Sharing the same site, the two buildings will have the same mix of apartment types, and draw on the same pool of tenants. Because so many building and site characteristics will be the same, Bretheim said, the project will provide an unusual opportunity compare the performance difference between the two types of construction.
Costs for heating and cooling on the Passive House side should be considerably different than those on the conventionally built side, he said. In order to keep out-of-pocket expenses for tenants roughly the same, Newport Partners will pay all monthly utility costs.
Keeping construction simple
Designers looked for ways to keep construction relatively simple so subs won’t be spending a lot of time and money figuring out unfamiliar building techniques.
“We wanted to make sure from a cost containment perspective that we were doing it in a simple way that does not leave the subcontractors who have never done this before filling uncertainty with cost margins,” Bretheim said. “We’re trying to build innovative walls consisting of components that people individually are used to building but add up to a cost-effective thermal and airtight barrier.”
Differences between the two buildings were detailed by Jeff Hemer, the project manager for Hook and Ladder.
The exterior wall assembly for the conventional side of the project is a 2×8 stud wall with 8-inch fiberglass batts (compressed to 7 1/4 inches), commercial-grade Tyvek, and double-glazed fiberglass windows. Hemer said the cavity insulation would have an R-value of 24, with a wall assembly R-value of just under 22. On the Passive House side, walls will be framed with 2x6s and insulated with R-21 fiberglass batts. On the exterior is a 2-inch-thick insulated sheathing combining plywood and polyisocyanurate foam. A layer of OSB on the inside of the stud wall will be an air and vapor barrier. In addition, the wall gets a service cavity on the inside for wiring. Hemer says that the total R-value for the Passive House wall is about 30.
Windows on the Passive House building will be triple-glazed vinyl. Windows for both sides of the project are coming from Pella. Cladding on both buildings is a mix of masonry, fiber-cement, and metal paneling.
On both buildings, there’s no cavity insulation in the I-joist roof framing but polyiso on top of the framing: R-36 on the conventional side, R-45 on the Passive House side.

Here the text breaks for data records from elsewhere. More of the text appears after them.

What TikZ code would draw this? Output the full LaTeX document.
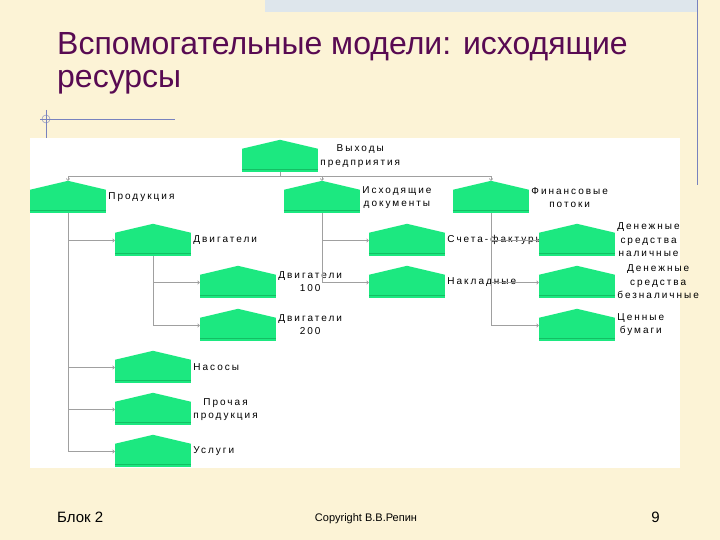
\documentclass[tikz,border=0pt]{standalone}
\usepackage{fontspec}
\setmainfont{Liberation Sans}
\newfontfamily\lblfont[LetterSpace=20]{Liberation Sans}
\usetikzlibrary{arrows.meta,positioning}
\definecolor{bgcream}{RGB}{252,243,214}
\definecolor{bandblue}{RGB}{222,230,236}
\definecolor{decoblue}{RGB}{120,130,190}
\definecolor{titlepurple}{RGB}{88,10,82}
\definecolor{housegreen}{RGB}{28,232,128}
\definecolor{stripegreen}{RGB}{20,190,100}
\definecolor{conngrey}{RGB}{160,160,160}
\pgfdeclarelayer{bg}
\pgfdeclarelayer{txt}
\pgfsetlayers{bg,txt,main}

\begin{document}
\begin{tikzpicture}[x=1pt,y=-1pt,node distance=2pt,
  house/.style={fill=housegreen,minimum width=76pt,minimum height=23pt,inner sep=0pt,
    path picture={\draw[stripegreen,line width=1pt] ([yshift=2.5pt]path picture bounding box.south west) -- ([yshift=2.5pt]path picture bounding box.south east);}},
  lbl/.style={font=\lblfont\fontsize{10}{13.5}\selectfont,align=center,inner sep=0pt},
  conn/.style={draw=conngrey,line width=0.6pt,-{To[length=2.5pt,width=4pt]}}]
\useasboundingbox (0,0) rectangle (720,540);
\begin{pgfonlayer}{bg}
\fill[bgcream] (0,0) rectangle (720,540);
\fill[bandblue] (265,0) rectangle (697,12);
\draw[decoblue] (697,0) -- (697,185);
\draw[decoblue] (40,119) -- (175,119);
\draw[decoblue] (46,110) -- (46,138);
\draw[decoblue] (46,119) circle (4);
\fill[white] (30,138) rectangle (680,468);
\end{pgfonlayer}

% title and footer
\node[anchor=north west,inner sep=0pt,align=left,text=titlepurple,font=\fontsize{32}{33}\selectfont] (ttl) at (57,32) {Вспомогательные модели: исходящие\\ресурсы};
\node[anchor=base west,inner sep=0pt,font=\fontsize{15}{18}\selectfont] (blk) at (57,522) {Блок 2};
\node[anchor=base,inner sep=0pt,font=\fontsize{11}{12}\selectfont] (copy) at (366,521) {Copyright В.В.Репин};
\node[anchor=base east,inner sep=0pt,font=\fontsize{15}{18}\selectfont] (pg) at (660,522) {9};

% houses
\node[house] (out) at (280,160.5) {};
\node[house] (prod) at (68,201.5) {};
\node[house] (docs) at (322,201.5) {};
\node[house] (fin) at (491,201.5) {};
\node[house] (eng) at (153,244.5) {};
\node[house] (inv) at (407,244.5) {};
\node[house] (cash) at (577,244.5) {};
\node[house] (eng1) at (238,286.5) {};
\node[house] (wb) at (407,286.5) {};
\node[house] (noncash) at (577,286.5) {};
\node[house] (eng2) at (238,329.5) {};
\node[house] (sec) at (577,329.5) {};
\node[house] (pump) at (153,371.5) {};
\node[house] (other) at (153,413.5) {};
\node[house] (serv) at (153,455.5) {};

\foreach \n in {out,prod,docs,fin,eng,inv,cash,eng1,wb,noncash,eng2,sec,pump,other,serv}
  \fill[housegreen] (\n.north west) -- ([yshift=9pt]\n.north) coordinate (\n-top) -- (\n.north east) -- cycle;

% labels
\begin{pgfonlayer}{txt}
\node[lbl,right=of out,yshift=4.5pt] (out-l) {Выходы\\предприятия};
\node[lbl,right=of prod,yshift=4.5pt] (prod-l) {Продукция};
\node[lbl,right=of docs,yshift=4pt] (docs-l) {Исходящие\\документы};
\node[lbl,right=of fin,yshift=4pt] (fin-l) {Финансовые\\потоки};
\node[lbl,right=of eng,yshift=4.5pt] (eng-l) {Двигатели};
\node[lbl,right=of inv,yshift=4.5pt] (inv-l) {Счета-фактуры};
\node[lbl,right=of cash,yshift=4.5pt] (cash-l) {Денежные\\средства\\наличные};
\node[lbl,right=of eng1,yshift=5pt] (eng1-l) {Двигатели\\100};
\node[lbl,right=of wb,yshift=4.5pt] (wb-l) {Накладные};
\node[lbl,right=of noncash,yshift=4.5pt] (noncash-l) {Денежные\\средства\\безналичные};
\node[lbl,right=of eng2,yshift=5pt] (eng2-l) {Двигатели\\200};
\node[lbl,right=of sec,yshift=5pt] (sec-l) {Ценные\\бумаги};
\node[lbl,right=of pump,yshift=4.5pt] (pump-l) {Насосы};
\node[lbl,right=of other,yshift=4pt] (other-l) {Прочая\\продукция};
\node[lbl,right=of serv,yshift=4pt] (serv-l) {Услуги};
\end{pgfonlayer}

% connectors
\foreach \c in {prod,docs,fin} \draw[conn] (out.south) -- ++(0,4) -| (\c-top);
\foreach \c in {eng,pump,other,serv} \draw[conn] (prod.south) |- ([yshift=4pt]\c.west);
\foreach \c in {eng1,eng2} \draw[conn] (eng.south) |- ([yshift=4pt]\c.west);
\foreach \c in {inv,wb} \draw[conn] (docs.south) |- ([yshift=4pt]\c.west);
\foreach \c in {cash,noncash,sec} \draw[conn] (fin.south) |- ([yshift=4pt]\c.west);
\end{tikzpicture}
\end{document}
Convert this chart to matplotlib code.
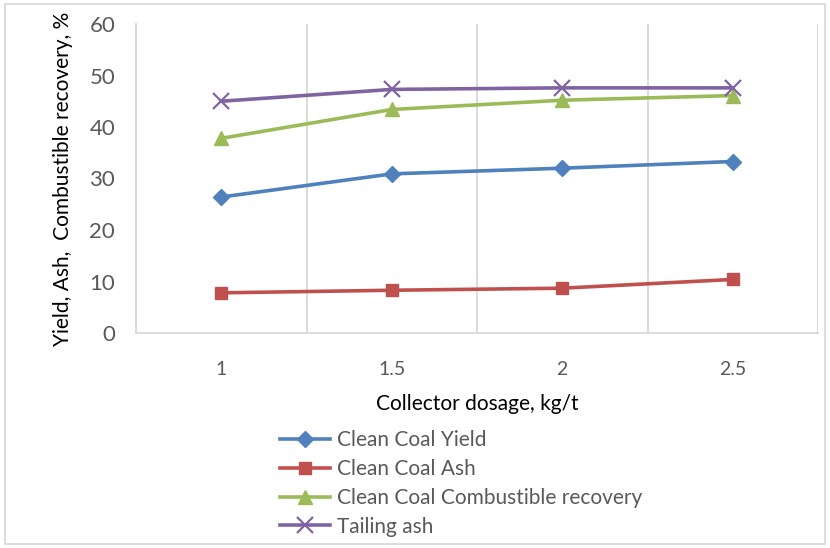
import matplotlib
matplotlib.use("Agg")
import matplotlib.pyplot as plt
from matplotlib.patches import Rectangle

categories = ["1", "1.5", "2", "2.5"]
yield_vals = [26.4, 30.9, 32.0, 33.3]
ash_vals = [7.8, 8.3, 8.7, 10.4]
recovery_vals = [37.8, 43.4, 45.2, 46.1]
tailing_vals = [45.0, 47.3, 47.6, 47.6]

plt.rcParams['font.family'] = ['Lato', 'DejaVu Sans']

fig = plt.figure(figsize=(8.3, 5.48), dpi=100)
W, H = 830, 548
ax = fig.add_axes([136/W, 1-333/H, (818-136)/W, (333-24)/H])

x = list(range(len(categories)))
ax.plot(x, yield_vals, color='#4F81BD', lw=2.6, marker='D', ms=8, label='Clean Coal Yield')
ax.plot(x, ash_vals, color='#C0504D', lw=2.6, marker='s', ms=9, label='Clean Coal Ash')
ax.plot(x, recovery_vals, color='#9BBB59', lw=2.6, marker='^', ms=10, label='Clean Coal Combustible recovery')
ax.plot(x, tailing_vals, color='#8064A2', lw=2.6, marker='x', ms=11, mew=1.6, label='Tailing ash')

ax.set_xlim(-0.5, 3.5)
ax.set_ylim(0, 60)
ax.set_yticks(range(0, 61, 10))
ax.set_xticks(x)
ax.set_xticklabels(categories)
for g in [0.5, 1.5, 2.5, 3.5]:
    ax.axvline(g, color='#D9D9D9', lw=1.3, zorder=0)
for s in ['top', 'right']:
    ax.spines[s].set_visible(False)
for s in ['left', 'bottom']:
    ax.spines[s].set_color('#D9D9D9')
    ax.spines[s].set_linewidth(1.3)
ax.tick_params(axis='both', length=0, colors='#595959')
ax.tick_params(axis='y', labelsize=16, pad=15)
ax.tick_params(axis='x', labelsize=14, pad=20)

ax.set_xlabel('Collector dosage, kg/t', fontsize=15, color='#000000', labelpad=12)
ax.set_ylabel('Yield, Ash,  Combustible recovery, %', fontsize=15, color='#000000', labelpad=12)

handles, labels = ax.get_legend_handles_labels()
leg = fig.legend(handles, labels, loc='upper left', bbox_to_anchor=(272/W, 1-422/H),
                 frameon=False, fontsize=15, labelcolor='#595959', handlelength=2.4,
                 handletextpad=0.3, labelspacing=0.42, borderaxespad=0)

fig.patches.append(Rectangle((5/W, 4/H), 820/W, 540/H, transform=fig.transFigure,
                             fill=False, edgecolor='#D9D9D9', lw=1.3))

fig.savefig('out.png', dpi=100)
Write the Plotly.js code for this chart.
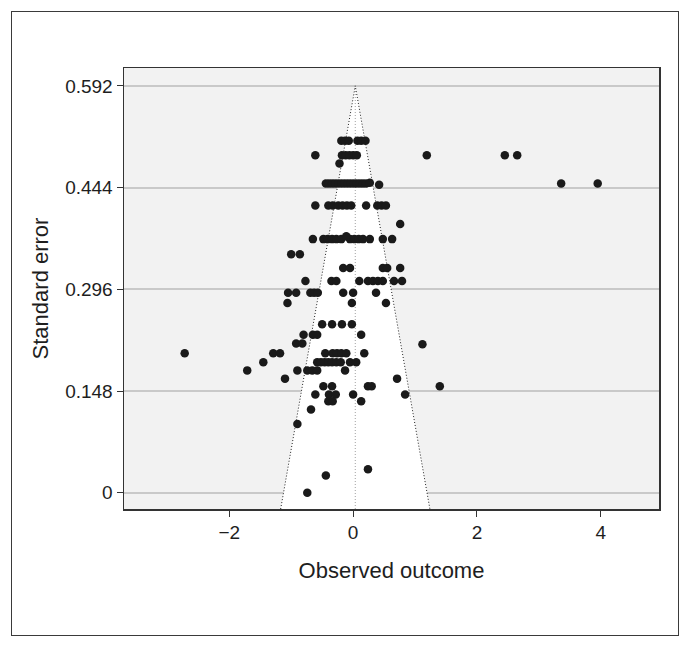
<!DOCTYPE html>
<html>
<head>
<meta charset="utf-8">
<script src="https://cdn.plot.ly/plotly-3.0.1.min.js"></script>
<style>
  html, body { margin: 0; padding: 0; background: #ffffff; }
  #chart { position: absolute; left: 0; top: 0; width: 691px; height: 652px; }
  #frame { position: absolute; left: 11px; top: 11px; width: 666px; height: 623px;
           border: 1.5px solid #3a3a3a; pointer-events: none; }
</style>
</head>
<body>
<div id="chart"></div>
<div id="frame"></div>
<script>
// Observed outcomes (x) and their standard errors (y), read row by row
const obsX = [
  -0.19, -0.13, -0.07, 0.07, 0.13, 0.20,
  -0.61, -0.18, -0.12, -0.06, 0.00, 0.06, 1.19, 2.45, 2.65,
  -0.22,
  -0.44, -0.39, -0.34, -0.29, -0.24, -0.19, -0.14, -0.09, -0.04, 0.01, 0.06, 0.11, 0.16, 0.21, 0.27, 0.42, 3.36, 3.95,
  -0.61, -0.40, -0.33, -0.24, -0.17, -0.10, -0.03, 0.21, 0.39, 0.46, 0.53,
  0.76,
  -0.65, -0.48, -0.41, -0.34, -0.27, -0.19, -0.05, 0.02, 0.09, 0.16, 0.27, 0.48, 0.63,
  -0.11,
  -1.00, -0.86,
  -0.16, -0.05, 0.48, 0.55, 0.76,
  -0.77, -0.35, -0.27, 0.10, 0.24, 0.32, 0.40, 0.48, 0.66, 0.79,
  -1.05, -0.92, -0.69, -0.63, -0.57, -0.16, 0.00, 0.37,
  -1.06, -0.02, 0.53,
  -0.50, -0.34, -0.18, -0.02,
  -0.80, -0.65, -0.58, 0.13,
  -0.92, -0.82, 1.12,
  -2.72, -1.29, -1.18, -0.45, -0.33, -0.26, -0.19, -0.11, 0.18,
  -1.45, -0.58, -0.52, -0.46, -0.40, -0.34, -0.27, -0.20, -0.05, 0.05,
  -1.71, -0.90, -0.74, -0.66, -0.58, -0.13,
  -1.10, 0.71,
  -0.48, -0.34, 0.24, 0.30, 1.40,
  -0.61, -0.39, -0.28, 0.00, 0.84,
  -0.40, -0.33, 0.13,
  -0.68,
  -0.90,
  0.24,
  -0.44,
  -0.74
];
const obsSE = [
  0.512, 0.512, 0.512, 0.512, 0.512, 0.512,
  0.491, 0.491, 0.491, 0.491, 0.491, 0.491, 0.491, 0.491, 0.491,
  0.479,
  0.450, 0.450, 0.450, 0.450, 0.450, 0.450, 0.450, 0.450, 0.450, 0.450, 0.450, 0.450, 0.450, 0.450, 0.451, 0.448, 0.450, 0.450,
  0.418, 0.418, 0.418, 0.418, 0.418, 0.418, 0.418, 0.418, 0.418, 0.418, 0.418,
  0.391,
  0.369, 0.369, 0.369, 0.369, 0.369, 0.369, 0.369, 0.369, 0.369, 0.369, 0.369, 0.369, 0.369,
  0.373,
  0.347, 0.347,
  0.327, 0.327, 0.327, 0.327, 0.327,
  0.308, 0.308, 0.308, 0.308, 0.308, 0.308, 0.308, 0.308, 0.308, 0.308,
  0.291, 0.291, 0.291, 0.291, 0.291, 0.291, 0.291, 0.291,
  0.276, 0.276, 0.276,
  0.245, 0.245, 0.245, 0.245,
  0.230, 0.230, 0.230, 0.230,
  0.217, 0.217, 0.216,
  0.203, 0.203, 0.203, 0.203, 0.203, 0.203, 0.203, 0.203, 0.203,
  0.190, 0.190, 0.190, 0.190, 0.190, 0.190, 0.190, 0.190, 0.190, 0.190,
  0.178, 0.178, 0.178, 0.178, 0.178, 0.178,
  0.166, 0.166,
  0.155, 0.155, 0.155, 0.155, 0.155,
  0.143, 0.143, 0.143, 0.143, 0.143,
  0.133, 0.133, 0.133,
  0.121,
  0.100,
  0.034,
  0.025,
  0.000
];
// Funnel (pseudo confidence region) vertices and centre line
const funnelX = [-1.17, 0.035, 1.24];
const funnelY = [-0.0237, 0.592, -0.0237];
const centreX = [0.035, 0.035];
const centreY = [-0.0237, 0.592];
// Axis ticks
const yTickVals = [0, 0.148, 0.296, 0.444, 0.592];
const yTickText = ["0", "0.148", "0.296", "0.444", "0.592"];
const xTickVals = [-2, 0, 2, 4];
const xTickText = ["\u22122", "0", "2", "4"];

const font = "'Liberation Sans', Arial, Helvetica, sans-serif";

const traces = [
  { x: funnelX, y: funnelY, type: 'scatter', mode: 'lines', fill: 'toself',
    fillcolor: '#ffffff', line: { width: 0, color: 'rgba(0,0,0,0)' }, hoverinfo: 'skip', showlegend: false },
  { x: centreX, y: centreY, type: 'scatter', mode: 'lines',
    line: { color: '#a0a0a0', width: 1, dash: '1px,2px' }, hoverinfo: 'skip', showlegend: false },
  { x: funnelX, y: funnelY, type: 'scatter', mode: 'lines',
    line: { color: '#222222', width: 1, dash: '1px,2px' }, hoverinfo: 'skip', showlegend: false },
  { x: obsX, y: obsSE, type: 'scatter', mode: 'markers',
    marker: { color: '#1a1a1a', size: 8.5 }, showlegend: false }
];

const layout = {
  width: 691, height: 652,
  margin: { l: 123.5, r: 31.7, t: 68, b: 143 },
  paper_bgcolor: '#ffffff',
  plot_bgcolor: '#f2f2f2',
  font: { family: font, color: '#1e1e1e', size: 19 },
  showlegend: false,
  xaxis: {
    range: [-3.70, 4.94], tickvals: xTickVals, ticktext: xTickText,
    showgrid: false, zeroline: false,
    showline: true, mirror: true, linecolor: '#333333', linewidth: 1.5,
    ticks: 'outside', ticklen: 6, tickcolor: '#333333', tickwidth: 1,
    tickfont: { family: font, size: 19, color: '#1e1e1e' },
    title: { text: 'Observed outcome', font: { family: font, size: 22, color: '#1e1e1e' }, standoff: 20 }
  },
  yaxis: {
    range: [-0.0237, 0.618], tickvals: yTickVals, ticktext: yTickText,
    showgrid: true, gridcolor: '#c9c9c9', gridwidth: 2, zeroline: false,
    showline: true, mirror: true, linecolor: '#333333', linewidth: 1.5,
    ticks: 'outside', ticklen: 6, tickcolor: '#333333', tickwidth: 1,
    tickfont: { family: font, size: 19, color: '#1e1e1e' },
    title: { text: 'Standard error', font: { family: font, size: 22, color: '#1e1e1e' }, standoff: 10 }
  }
};

Plotly.newPlot('chart', traces, layout, { displayModeBar: false, staticPlot: true });
</script>
</body>
</html>
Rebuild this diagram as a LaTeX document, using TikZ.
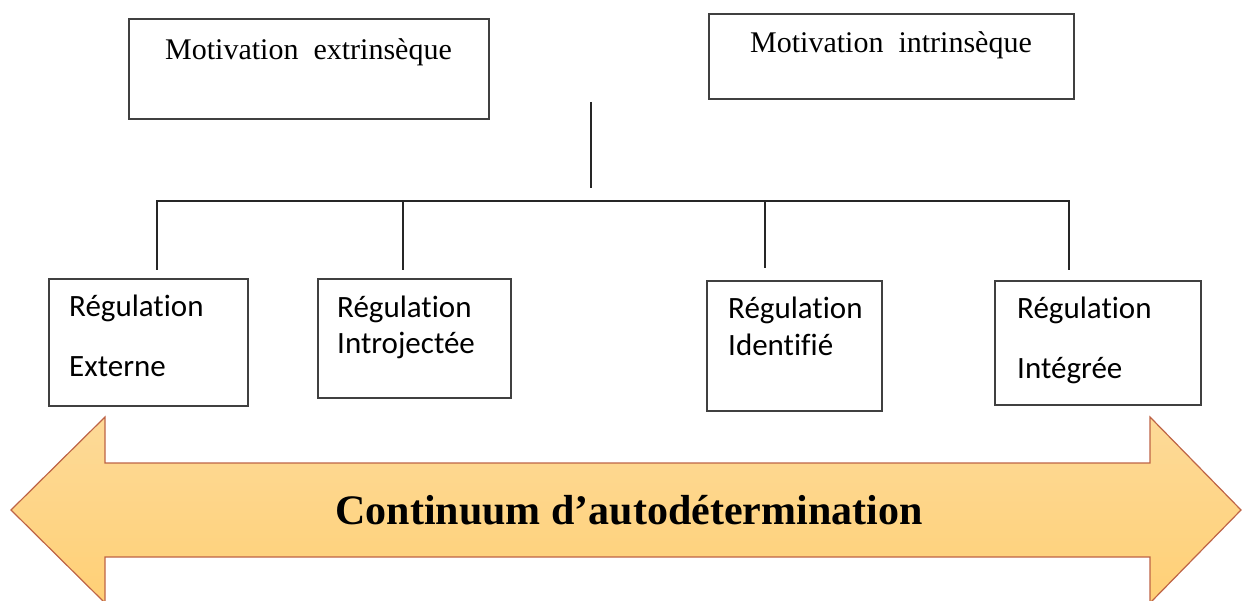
\documentclass[tikz,border=0pt]{standalone}
\usepackage{fontspec}
\setmainfont{Liberation Serif}
\newfontfamily\calibfont[Ligatures=NoCommon]{Carlito}
\definecolor{arrowtop}{RGB}{253,218,152}
\definecolor{arrowbottom}{RGB}{255,208,118}
\definecolor{arrowedge}{RGB}{190,100,70}
\begin{document}
\begin{tikzpicture}
[x=1pt,y=-1pt,
  boxdecorate/.style={draw=black!75,line width=1.6pt,anchor=north west,inner sep=0pt},%
  linedecorate/.style={-,line width=1.6pt,draw=black!85},%
  topfont/.style={font=\fontsize{30}{36}\selectfont,anchor=base west,inner sep=0pt},%
  regfont/.style={font=\calibfont\fontsize{31}{37}\selectfont,anchor=base west,inner sep=0pt,align=left},%
  arrowdecorate/.style={draw=arrowedge,line width=1.2pt,top color=arrowtop,bottom color=arrowbottom}]
\useasboundingbox (0,0) rectangle (1242,601);
%% boxes
\foreach \nodename/\x/\y/\w/\h in {
  mext/128/18/360/100, mint/708/13/365/85,
  rext/48/278/199/127, rintro/317/278/193/119,
  rident/706/280/175/130, rinteg/994/280/206/124}
{
  \node (\nodename) at (\x,\y) [boxdecorate,minimum width=\w pt,minimum height=\h pt] {};
}
%% texts (placed at the baseline of the second line)
\node (mexttext) at (165,60) [topfont] {Motivation\ \ extrinsèque};
\node (minttext) at (750,53) [topfont] {Motivation\ \ intrinsèque};
\foreach \nodename/\first/\second/\x/\y/\gap in {
  rext/Régulation/Externe/69/377/60, rintro/Régulation/Introjectée/337/354/36,
  rident/Régulation/Identifié/728/356/37, rinteg/Régulation/Intégrée/1017/378/60}
{
  \node (\nodename text) at (\x,\y) [regfont] {\first\\[\dimexpr\gap pt-37pt\relax]\second};
}
%% lines
\coordinate (stem) at (591,102);
\coordinate (stemend) at (591,188);
\coordinate (bar) at (591,201);
\foreach \dropname/\x/\y in {d1/157/270, d2/403/270, d3/765/268, d4/1069/270}
{
  \coordinate (\dropname) at (\x,\y);
}
\draw[linedecorate] (stem) -- (stemend);
\draw[linedecorate] (d1) -- (d1 |- bar) -- (d4 |- bar) -- (d4);
\foreach \dropname in {d2, d3}
{
  \draw[linedecorate] (\dropname) -- (\dropname |- bar);
}
%% continuum arrow
\draw[arrowdecorate] (11,510) -- (105,417) -- (105,463) -- (1150,463) -- (1150,417)
  -- (1241,510) -- (1150,603) -- (1150,557) -- (105,557) -- (105,603) -- cycle;
\node (continuum) at (629,524) [anchor=base,inner sep=0pt,font=\bfseries\fontsize{42}{50}\selectfont] {Continuum d’autodétermination};
\end{tikzpicture}
\end{document}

Hemer said that modeling showed that R-30 exterior walls were enough to meet Passive House requirements. “One of the things we studied was the envelope systems of the buildings,” he said. “The Weidt Group studied a lot of variations of R-values for wall assemblies, roof assemblies, and windows in order to find the sweet spot for those R-values and find that place where it made the most sense to invest in enhancing certain parts. You can build an R-50 wall, but the return on that is so minuscule that it’s not worth the money to do that.”
Heating and cooling
Hemer called the plans for heating and cooling one of the most unusual parts of the project. On the conventional side, through-the-wall Magic-pak units provide both heating and cooling as well as a fresh air intake.
For the Passive House building, designers chose a variable-refrigerant flow (VRF) heat pump system with a half-dozen rooftop compressors and ducted fan-coil units in each apartment. Fresh air will be provided by an energy-recovery ventilator.
As for renewables, Hemer said that’s still being studied. The roof of the conventional building may get photovoltaic panels while the Passive House side gets some kind of solar thermal system for hot water.
“Right now we’re in the scoping out stage,” Hemer said. “We want to see if we have enough money in our renewable energy budget to cover that system.” With limited sunlight in winter, gas-fired hot water will have to be part of the mix even if the project finds money for the solar thermal system.